Libertador de mujeres o no, la cuestión es que sus personajes femeninos han dado mucho que hablar: Nora Helmer por su portazo, Hedda Gabler por su disparo y Rita Allmers, que es la que nos ocupa, por la fogosa pasión que siente por su marido y los celos terribles que alberga hacia el hijo de ambos, hasta el punto de llegar a desear la muerte del pequeño. Y el pequeño Eiolf, el niño de nueve años que arrastra una cojera permanente desde que sufrió un accidente cuando era un bebé, muere. Y lo hace, además, en el primer acto. El resto de la obra lo componen, por una parte, la explicación a esos celos, que se deben a la relación de Alfred, el marido, con Asta, su supuesta hermana por parte de padre, a quien él de pequeño llamaba Eiolf, y por otra, las posteriores divagaciones sobre el sentido de la muerte del niño y, por tanto, el sentido de la vida y de la vocación profesional, sobre el vacío que les queda y cómo llenarlo, etcétera, todo ello junto a la expresión de los sentimientos de remordimiento, culpa, venganza o egoísmo que la nueva situación les genera.
EL PETIT EIOLF
Ibsen.
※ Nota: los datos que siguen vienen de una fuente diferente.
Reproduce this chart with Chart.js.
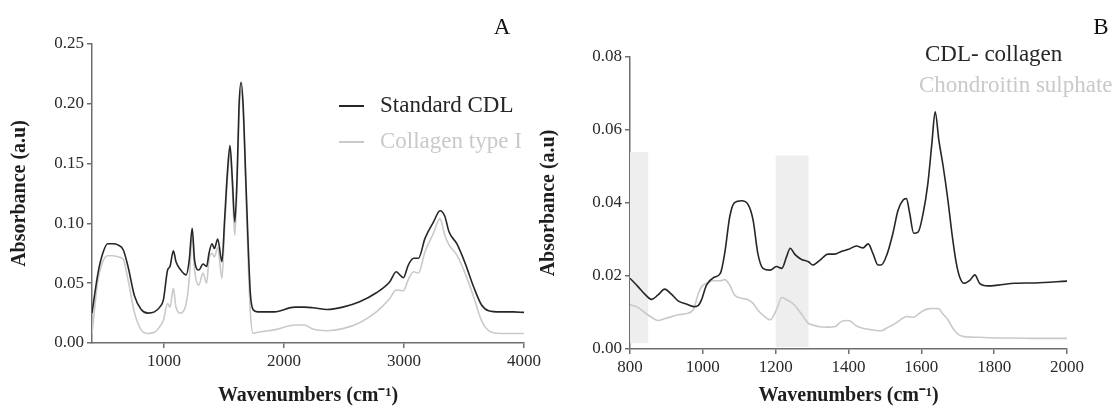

Traducción y dirección: Toni Casares. Con Òscar Muñoz, Alícia González Laá, Sara Rosa Losilla,
Aina Huguet, Albert Prat y Jesusa Andany. Sala Beckett. Barcelona,
13 de abril.
Toni Casares comenta en el programa de mano que El petit Eiolf (1894) ha sido una obra injustamente ignorada en nuestro país. Y es cierto, pero puede que esa omisión se deba al carácter discursivo de la misma. Mientras que en Casa de muñecas o Hedda Gabler todo conduce hacia la acción final, el portazo o el disparo, en este texto tardío del autor noruego la tragedia se da casi de entrada, por lo que el peso de la obra recae en las reflexiones de los personajes que se originan como consecuencia. Poca acción, por tanto, y mucho simbolismo tras las también muchas palabras. En ese sentido, el montaje de Casares no acaba de presentar ese discurso con la fuerza que el texto requiere para que la función no decaiga. Los intérpretes plantean bien sus personajes, pero sin emocionar, como si no los desarrollaran del todo. De todos ellos destaca el trabajo de la menuda Sara Rosa Losilla, que, con su traje de pantalón corto, su corte de pelo y su mirada clara, parece verdaderamente un chiquillo extraviado.